Task prompt »
Tell me how many lines hold "code", please, using only the number.
- - -
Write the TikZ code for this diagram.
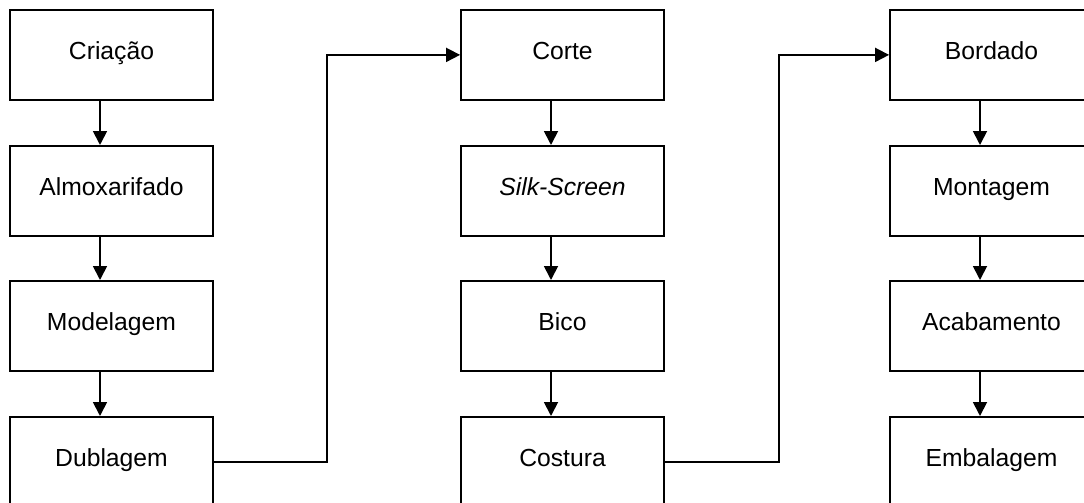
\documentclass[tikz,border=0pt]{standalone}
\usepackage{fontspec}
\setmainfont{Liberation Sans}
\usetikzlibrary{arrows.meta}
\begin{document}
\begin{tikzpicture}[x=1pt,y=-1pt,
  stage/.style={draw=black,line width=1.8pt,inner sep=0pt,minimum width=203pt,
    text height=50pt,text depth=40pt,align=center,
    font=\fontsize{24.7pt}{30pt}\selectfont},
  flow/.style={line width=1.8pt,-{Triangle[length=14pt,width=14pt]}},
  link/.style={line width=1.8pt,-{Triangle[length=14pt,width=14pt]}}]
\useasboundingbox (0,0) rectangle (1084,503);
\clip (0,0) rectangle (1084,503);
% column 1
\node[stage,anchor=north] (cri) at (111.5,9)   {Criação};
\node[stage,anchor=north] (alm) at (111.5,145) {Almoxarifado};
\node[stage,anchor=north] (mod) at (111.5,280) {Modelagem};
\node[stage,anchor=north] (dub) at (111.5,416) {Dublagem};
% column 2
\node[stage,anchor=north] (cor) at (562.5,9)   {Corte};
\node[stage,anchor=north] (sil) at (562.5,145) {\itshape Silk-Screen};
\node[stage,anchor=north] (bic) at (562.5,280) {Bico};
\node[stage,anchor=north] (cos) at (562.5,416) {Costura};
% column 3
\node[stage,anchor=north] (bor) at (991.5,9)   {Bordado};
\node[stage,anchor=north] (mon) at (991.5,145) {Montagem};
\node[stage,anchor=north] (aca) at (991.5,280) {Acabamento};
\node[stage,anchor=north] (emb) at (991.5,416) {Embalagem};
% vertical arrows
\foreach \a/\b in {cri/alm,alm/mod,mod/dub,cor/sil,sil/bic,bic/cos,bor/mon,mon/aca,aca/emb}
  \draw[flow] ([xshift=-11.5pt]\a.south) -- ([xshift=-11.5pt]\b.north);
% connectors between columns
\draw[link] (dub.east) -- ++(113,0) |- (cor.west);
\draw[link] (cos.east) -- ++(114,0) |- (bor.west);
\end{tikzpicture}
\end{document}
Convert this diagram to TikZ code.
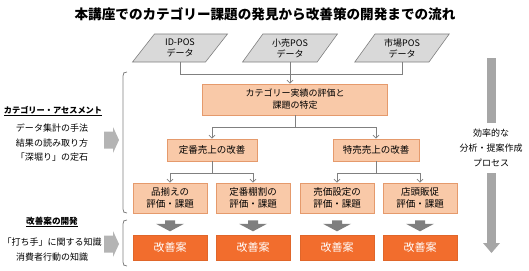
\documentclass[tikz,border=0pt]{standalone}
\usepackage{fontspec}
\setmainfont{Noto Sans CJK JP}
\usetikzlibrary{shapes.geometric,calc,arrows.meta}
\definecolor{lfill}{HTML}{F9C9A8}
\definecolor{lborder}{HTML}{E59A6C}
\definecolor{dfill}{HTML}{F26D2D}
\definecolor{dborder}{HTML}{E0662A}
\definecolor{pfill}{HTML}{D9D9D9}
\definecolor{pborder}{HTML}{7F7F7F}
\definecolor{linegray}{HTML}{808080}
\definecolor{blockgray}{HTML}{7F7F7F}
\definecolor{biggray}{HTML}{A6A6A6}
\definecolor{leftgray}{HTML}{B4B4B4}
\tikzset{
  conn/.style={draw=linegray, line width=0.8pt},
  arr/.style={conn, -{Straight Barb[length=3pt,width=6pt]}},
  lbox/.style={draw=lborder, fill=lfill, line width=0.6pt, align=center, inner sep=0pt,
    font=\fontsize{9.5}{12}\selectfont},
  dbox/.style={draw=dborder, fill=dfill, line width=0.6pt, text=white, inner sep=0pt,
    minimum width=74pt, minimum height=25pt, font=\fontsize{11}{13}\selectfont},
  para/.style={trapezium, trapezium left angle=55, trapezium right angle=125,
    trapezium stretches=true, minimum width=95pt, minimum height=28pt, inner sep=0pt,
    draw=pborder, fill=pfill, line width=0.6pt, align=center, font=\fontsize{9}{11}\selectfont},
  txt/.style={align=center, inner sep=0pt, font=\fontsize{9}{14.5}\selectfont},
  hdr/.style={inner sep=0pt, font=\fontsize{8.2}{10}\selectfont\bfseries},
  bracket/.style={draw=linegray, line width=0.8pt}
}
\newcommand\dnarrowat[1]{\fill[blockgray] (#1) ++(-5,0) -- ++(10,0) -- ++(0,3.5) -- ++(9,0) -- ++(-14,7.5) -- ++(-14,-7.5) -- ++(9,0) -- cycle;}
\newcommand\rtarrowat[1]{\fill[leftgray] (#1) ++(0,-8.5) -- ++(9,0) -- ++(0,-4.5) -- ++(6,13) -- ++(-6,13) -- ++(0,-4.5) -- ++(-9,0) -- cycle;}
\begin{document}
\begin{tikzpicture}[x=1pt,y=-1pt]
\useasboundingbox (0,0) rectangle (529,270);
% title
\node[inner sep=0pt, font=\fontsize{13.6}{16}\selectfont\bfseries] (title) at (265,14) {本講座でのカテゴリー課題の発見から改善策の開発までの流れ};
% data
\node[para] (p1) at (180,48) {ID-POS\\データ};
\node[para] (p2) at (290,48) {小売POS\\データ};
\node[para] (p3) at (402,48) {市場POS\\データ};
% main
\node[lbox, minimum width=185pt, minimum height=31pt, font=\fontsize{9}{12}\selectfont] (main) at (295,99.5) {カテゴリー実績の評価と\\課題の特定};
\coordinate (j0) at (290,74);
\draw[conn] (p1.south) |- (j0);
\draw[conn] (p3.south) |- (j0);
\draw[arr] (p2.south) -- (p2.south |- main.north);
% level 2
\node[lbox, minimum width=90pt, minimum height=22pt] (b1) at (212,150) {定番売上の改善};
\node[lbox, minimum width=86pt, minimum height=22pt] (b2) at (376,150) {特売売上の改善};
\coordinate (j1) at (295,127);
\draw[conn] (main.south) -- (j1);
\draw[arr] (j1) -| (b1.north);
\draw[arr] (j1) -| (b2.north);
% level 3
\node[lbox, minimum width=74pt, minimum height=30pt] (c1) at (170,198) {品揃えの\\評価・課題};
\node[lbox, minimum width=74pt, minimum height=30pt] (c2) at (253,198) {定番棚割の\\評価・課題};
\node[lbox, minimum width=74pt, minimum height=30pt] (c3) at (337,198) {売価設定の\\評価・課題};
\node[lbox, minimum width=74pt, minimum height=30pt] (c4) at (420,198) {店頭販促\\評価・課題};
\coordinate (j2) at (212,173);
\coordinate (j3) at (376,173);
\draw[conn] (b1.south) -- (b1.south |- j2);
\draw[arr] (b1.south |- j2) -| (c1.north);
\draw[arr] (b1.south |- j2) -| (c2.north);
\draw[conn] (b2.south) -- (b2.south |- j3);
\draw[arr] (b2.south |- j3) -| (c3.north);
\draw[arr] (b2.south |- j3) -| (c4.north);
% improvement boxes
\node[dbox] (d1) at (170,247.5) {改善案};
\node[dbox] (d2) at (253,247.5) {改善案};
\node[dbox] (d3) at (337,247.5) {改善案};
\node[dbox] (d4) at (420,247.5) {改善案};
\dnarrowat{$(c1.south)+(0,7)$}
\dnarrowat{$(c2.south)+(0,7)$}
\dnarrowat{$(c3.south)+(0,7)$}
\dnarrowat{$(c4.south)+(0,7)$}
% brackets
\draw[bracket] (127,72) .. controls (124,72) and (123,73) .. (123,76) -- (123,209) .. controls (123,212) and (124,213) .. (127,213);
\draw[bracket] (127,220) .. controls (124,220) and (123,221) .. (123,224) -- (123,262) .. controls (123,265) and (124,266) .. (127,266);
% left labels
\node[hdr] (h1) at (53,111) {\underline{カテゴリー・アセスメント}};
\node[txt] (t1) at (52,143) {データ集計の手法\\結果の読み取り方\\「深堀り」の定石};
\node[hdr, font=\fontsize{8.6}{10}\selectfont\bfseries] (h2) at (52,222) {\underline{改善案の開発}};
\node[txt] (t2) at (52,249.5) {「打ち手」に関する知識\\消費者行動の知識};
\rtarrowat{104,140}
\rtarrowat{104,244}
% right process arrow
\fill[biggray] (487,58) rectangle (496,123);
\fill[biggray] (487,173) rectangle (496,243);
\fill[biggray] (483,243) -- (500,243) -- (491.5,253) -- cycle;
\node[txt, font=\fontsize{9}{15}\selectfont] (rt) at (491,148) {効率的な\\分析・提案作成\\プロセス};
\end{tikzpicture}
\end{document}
- - -
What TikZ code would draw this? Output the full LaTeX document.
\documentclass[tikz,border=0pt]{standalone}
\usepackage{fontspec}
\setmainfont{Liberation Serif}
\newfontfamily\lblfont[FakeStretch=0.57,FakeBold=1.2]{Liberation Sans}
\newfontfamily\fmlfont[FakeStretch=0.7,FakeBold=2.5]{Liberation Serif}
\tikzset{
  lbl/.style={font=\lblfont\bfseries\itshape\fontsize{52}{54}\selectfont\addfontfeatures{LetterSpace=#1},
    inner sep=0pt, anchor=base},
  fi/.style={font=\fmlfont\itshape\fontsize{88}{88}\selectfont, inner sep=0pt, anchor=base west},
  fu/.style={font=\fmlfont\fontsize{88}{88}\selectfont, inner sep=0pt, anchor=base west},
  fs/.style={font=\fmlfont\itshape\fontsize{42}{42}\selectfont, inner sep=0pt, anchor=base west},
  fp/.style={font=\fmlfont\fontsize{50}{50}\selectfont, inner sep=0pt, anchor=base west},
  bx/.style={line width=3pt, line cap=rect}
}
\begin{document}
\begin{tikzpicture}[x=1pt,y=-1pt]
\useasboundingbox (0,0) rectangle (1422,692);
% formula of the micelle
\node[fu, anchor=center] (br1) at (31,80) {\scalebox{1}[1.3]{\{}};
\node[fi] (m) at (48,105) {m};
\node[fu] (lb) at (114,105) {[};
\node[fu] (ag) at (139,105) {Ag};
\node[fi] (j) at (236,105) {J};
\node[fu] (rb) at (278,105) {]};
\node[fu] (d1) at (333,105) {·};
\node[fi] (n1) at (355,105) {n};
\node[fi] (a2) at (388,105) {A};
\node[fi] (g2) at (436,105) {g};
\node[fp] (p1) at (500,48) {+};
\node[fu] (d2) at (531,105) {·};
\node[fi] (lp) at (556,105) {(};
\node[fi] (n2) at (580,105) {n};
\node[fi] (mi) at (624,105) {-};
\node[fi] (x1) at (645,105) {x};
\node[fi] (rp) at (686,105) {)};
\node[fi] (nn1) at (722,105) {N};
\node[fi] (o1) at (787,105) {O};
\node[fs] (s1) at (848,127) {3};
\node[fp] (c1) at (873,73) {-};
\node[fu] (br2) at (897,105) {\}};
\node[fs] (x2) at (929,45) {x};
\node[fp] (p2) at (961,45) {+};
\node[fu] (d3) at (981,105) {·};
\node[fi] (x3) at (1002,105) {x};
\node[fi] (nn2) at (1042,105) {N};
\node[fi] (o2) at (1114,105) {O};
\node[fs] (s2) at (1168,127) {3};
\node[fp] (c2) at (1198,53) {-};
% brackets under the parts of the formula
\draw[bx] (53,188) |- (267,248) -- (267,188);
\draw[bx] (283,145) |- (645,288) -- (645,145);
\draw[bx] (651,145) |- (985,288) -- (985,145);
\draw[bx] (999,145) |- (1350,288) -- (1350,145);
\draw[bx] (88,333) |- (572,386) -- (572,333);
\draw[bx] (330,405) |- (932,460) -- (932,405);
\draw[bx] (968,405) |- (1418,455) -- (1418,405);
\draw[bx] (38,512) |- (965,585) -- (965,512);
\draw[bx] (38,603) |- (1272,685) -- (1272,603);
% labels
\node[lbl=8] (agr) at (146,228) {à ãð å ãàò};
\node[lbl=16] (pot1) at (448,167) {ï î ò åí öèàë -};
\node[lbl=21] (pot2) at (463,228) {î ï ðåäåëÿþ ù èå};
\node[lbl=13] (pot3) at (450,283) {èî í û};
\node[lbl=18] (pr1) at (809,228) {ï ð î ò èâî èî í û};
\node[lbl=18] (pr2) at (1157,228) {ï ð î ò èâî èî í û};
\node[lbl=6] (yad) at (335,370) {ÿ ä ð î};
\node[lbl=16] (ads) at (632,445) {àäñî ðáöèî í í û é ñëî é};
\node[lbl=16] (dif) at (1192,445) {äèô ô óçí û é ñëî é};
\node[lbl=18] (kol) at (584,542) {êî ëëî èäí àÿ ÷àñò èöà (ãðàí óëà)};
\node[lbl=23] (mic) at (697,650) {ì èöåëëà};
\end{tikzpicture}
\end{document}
- - -
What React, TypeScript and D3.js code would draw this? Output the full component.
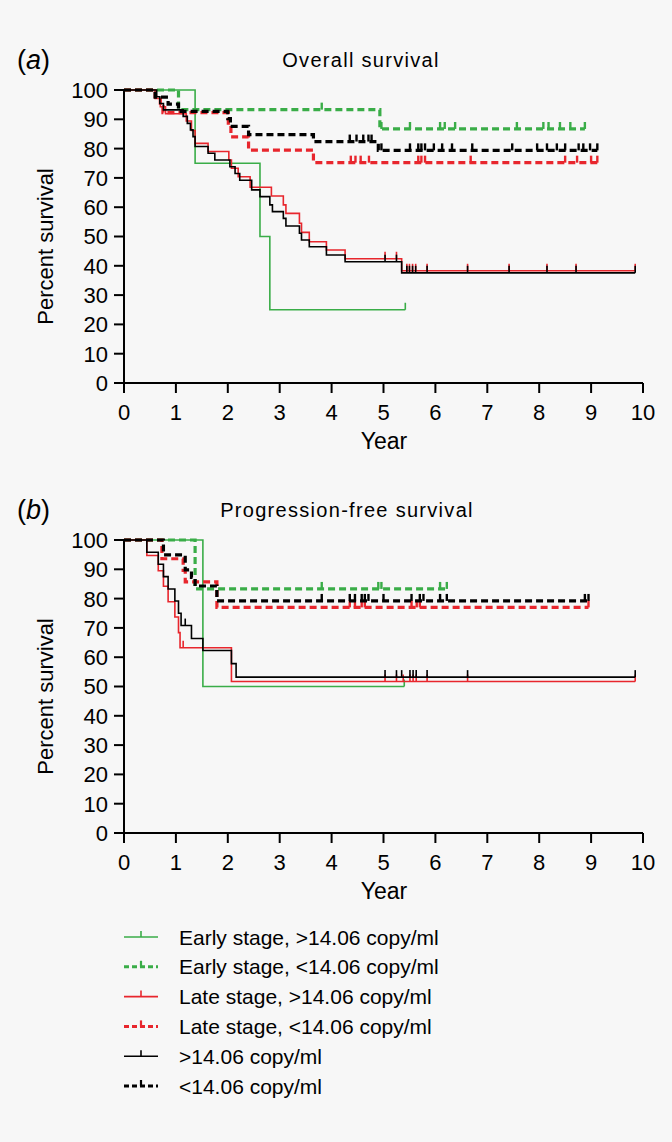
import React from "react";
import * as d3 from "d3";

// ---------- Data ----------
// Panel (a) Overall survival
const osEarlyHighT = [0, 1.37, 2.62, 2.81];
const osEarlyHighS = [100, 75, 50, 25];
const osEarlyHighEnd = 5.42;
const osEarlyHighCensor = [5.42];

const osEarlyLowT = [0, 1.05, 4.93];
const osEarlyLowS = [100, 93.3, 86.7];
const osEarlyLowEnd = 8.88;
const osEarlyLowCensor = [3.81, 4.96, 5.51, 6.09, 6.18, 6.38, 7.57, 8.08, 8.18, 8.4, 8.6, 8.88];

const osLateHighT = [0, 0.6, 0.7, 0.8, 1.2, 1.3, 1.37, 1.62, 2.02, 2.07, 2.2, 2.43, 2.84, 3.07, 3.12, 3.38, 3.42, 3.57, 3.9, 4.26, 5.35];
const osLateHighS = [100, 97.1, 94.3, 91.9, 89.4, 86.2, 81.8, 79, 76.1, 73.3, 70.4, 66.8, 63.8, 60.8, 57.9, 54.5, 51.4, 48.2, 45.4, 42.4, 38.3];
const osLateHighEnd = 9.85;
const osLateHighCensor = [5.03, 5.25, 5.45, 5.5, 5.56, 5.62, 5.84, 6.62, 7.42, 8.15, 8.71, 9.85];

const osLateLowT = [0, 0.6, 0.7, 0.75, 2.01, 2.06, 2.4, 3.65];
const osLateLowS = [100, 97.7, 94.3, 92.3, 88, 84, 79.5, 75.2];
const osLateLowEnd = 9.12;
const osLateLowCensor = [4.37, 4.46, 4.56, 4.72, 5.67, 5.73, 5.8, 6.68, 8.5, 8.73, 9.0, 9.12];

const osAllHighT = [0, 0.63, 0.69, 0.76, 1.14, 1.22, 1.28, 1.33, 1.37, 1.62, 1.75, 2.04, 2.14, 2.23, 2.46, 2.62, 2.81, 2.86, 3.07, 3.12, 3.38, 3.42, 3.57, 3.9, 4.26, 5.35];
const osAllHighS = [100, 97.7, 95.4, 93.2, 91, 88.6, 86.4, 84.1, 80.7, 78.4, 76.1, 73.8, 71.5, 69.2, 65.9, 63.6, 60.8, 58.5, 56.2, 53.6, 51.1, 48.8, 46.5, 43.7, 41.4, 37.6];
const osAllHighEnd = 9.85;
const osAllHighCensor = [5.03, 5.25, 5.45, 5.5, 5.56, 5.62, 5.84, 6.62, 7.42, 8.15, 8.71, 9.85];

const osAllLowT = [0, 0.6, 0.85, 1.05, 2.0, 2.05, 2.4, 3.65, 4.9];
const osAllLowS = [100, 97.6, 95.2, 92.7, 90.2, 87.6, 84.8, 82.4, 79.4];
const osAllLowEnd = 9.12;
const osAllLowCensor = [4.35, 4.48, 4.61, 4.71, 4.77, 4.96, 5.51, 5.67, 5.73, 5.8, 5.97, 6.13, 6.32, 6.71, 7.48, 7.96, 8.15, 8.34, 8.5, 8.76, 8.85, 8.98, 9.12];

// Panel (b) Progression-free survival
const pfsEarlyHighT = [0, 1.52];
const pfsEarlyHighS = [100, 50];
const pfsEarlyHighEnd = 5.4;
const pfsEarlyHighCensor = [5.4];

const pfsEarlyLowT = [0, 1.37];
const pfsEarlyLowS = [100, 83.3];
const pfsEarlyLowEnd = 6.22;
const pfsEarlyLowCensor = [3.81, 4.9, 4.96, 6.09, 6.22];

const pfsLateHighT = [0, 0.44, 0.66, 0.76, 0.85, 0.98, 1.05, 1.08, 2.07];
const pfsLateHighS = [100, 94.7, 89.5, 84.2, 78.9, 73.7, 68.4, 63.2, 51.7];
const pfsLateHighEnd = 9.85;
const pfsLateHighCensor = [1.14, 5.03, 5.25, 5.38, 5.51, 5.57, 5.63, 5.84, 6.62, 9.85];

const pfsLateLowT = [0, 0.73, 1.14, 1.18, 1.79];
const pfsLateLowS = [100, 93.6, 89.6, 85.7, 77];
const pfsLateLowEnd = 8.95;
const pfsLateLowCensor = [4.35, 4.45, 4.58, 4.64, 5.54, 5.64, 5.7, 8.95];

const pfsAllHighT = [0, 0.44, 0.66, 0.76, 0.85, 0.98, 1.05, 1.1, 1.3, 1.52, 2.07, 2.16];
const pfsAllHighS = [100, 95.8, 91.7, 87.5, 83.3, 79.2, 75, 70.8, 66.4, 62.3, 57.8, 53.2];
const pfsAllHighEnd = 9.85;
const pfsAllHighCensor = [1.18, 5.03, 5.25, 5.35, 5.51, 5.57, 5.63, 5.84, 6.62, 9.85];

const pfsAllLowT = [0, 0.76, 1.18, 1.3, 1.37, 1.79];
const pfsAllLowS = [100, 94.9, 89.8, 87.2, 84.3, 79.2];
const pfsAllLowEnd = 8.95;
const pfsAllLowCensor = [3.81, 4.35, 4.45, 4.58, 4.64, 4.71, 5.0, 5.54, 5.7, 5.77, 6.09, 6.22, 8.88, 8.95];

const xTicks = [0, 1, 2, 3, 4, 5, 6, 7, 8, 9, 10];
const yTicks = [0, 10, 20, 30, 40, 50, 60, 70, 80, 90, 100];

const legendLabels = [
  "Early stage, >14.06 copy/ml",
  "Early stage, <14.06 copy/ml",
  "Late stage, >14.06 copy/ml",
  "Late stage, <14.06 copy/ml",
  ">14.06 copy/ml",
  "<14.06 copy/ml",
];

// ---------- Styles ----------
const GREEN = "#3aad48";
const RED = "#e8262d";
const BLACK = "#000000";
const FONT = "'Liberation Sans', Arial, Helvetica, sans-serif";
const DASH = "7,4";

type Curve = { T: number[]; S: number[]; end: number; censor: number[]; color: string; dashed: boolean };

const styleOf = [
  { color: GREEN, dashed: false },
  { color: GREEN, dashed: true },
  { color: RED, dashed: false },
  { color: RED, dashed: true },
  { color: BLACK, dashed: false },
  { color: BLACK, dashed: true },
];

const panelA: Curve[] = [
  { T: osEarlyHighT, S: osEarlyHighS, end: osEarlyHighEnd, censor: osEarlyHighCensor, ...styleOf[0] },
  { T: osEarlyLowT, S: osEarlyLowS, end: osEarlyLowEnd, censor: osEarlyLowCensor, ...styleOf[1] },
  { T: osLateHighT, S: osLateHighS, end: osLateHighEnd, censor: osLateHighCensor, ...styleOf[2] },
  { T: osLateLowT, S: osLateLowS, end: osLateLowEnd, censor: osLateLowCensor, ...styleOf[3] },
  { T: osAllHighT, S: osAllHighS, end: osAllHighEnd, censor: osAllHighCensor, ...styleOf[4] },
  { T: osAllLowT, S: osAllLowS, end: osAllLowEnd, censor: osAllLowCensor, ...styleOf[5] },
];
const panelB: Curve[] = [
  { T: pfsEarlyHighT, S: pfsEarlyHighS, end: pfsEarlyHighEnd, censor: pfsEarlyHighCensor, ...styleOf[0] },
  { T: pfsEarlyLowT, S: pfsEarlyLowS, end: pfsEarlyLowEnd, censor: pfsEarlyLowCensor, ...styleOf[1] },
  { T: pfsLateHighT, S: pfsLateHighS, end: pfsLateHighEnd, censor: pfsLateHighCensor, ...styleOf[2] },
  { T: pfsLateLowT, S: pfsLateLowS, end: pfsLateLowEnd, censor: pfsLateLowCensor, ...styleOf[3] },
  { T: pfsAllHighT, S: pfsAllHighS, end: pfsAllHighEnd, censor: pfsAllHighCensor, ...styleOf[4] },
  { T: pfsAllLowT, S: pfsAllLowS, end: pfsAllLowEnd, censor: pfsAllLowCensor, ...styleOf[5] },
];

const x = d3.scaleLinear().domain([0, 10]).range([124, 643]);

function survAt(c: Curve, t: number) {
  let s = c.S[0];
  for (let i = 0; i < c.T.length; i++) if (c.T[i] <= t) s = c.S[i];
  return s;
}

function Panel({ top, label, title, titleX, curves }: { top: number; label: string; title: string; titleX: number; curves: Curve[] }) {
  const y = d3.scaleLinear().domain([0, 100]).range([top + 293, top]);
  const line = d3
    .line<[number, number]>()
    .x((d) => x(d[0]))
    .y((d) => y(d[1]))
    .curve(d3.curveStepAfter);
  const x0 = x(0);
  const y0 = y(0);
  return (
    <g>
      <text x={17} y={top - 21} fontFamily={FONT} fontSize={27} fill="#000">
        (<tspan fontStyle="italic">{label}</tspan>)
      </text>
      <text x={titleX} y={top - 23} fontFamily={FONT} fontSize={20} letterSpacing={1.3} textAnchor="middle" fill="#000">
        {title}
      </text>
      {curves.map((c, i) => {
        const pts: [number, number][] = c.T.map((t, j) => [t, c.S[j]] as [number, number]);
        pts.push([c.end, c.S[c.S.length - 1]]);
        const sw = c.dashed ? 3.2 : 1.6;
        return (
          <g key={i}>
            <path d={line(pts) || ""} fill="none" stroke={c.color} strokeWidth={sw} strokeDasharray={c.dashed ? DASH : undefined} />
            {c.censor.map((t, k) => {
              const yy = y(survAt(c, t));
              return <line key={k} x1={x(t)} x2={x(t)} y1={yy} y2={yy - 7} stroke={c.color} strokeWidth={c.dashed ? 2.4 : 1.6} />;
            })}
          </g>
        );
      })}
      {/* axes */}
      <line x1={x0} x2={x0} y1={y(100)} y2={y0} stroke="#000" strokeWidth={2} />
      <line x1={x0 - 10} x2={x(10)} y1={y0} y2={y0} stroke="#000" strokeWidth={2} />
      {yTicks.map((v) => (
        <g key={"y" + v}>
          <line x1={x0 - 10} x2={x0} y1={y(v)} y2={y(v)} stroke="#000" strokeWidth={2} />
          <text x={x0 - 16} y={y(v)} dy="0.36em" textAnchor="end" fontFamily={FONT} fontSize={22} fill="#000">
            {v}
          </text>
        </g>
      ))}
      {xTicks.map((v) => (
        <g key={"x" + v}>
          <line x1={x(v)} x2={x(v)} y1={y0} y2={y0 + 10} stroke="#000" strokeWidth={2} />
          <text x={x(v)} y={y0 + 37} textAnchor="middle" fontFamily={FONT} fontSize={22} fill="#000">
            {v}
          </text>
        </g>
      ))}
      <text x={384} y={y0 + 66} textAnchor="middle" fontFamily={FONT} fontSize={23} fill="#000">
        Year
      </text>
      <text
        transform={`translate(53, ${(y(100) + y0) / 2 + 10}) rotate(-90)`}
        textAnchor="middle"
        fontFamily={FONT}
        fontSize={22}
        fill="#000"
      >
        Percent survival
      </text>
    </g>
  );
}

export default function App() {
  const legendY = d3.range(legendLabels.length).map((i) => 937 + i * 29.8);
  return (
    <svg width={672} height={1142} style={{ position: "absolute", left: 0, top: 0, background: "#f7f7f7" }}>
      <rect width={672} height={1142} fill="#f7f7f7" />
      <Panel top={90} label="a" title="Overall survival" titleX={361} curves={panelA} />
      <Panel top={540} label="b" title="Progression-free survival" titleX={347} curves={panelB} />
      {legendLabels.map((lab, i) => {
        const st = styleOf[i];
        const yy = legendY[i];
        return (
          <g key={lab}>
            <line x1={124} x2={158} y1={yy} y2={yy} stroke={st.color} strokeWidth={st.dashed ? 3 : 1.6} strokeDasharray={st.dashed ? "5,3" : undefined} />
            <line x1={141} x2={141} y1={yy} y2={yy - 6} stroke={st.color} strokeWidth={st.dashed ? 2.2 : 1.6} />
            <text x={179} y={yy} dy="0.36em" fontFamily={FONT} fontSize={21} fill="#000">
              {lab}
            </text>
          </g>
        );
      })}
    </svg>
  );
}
- - -
Written solution »
4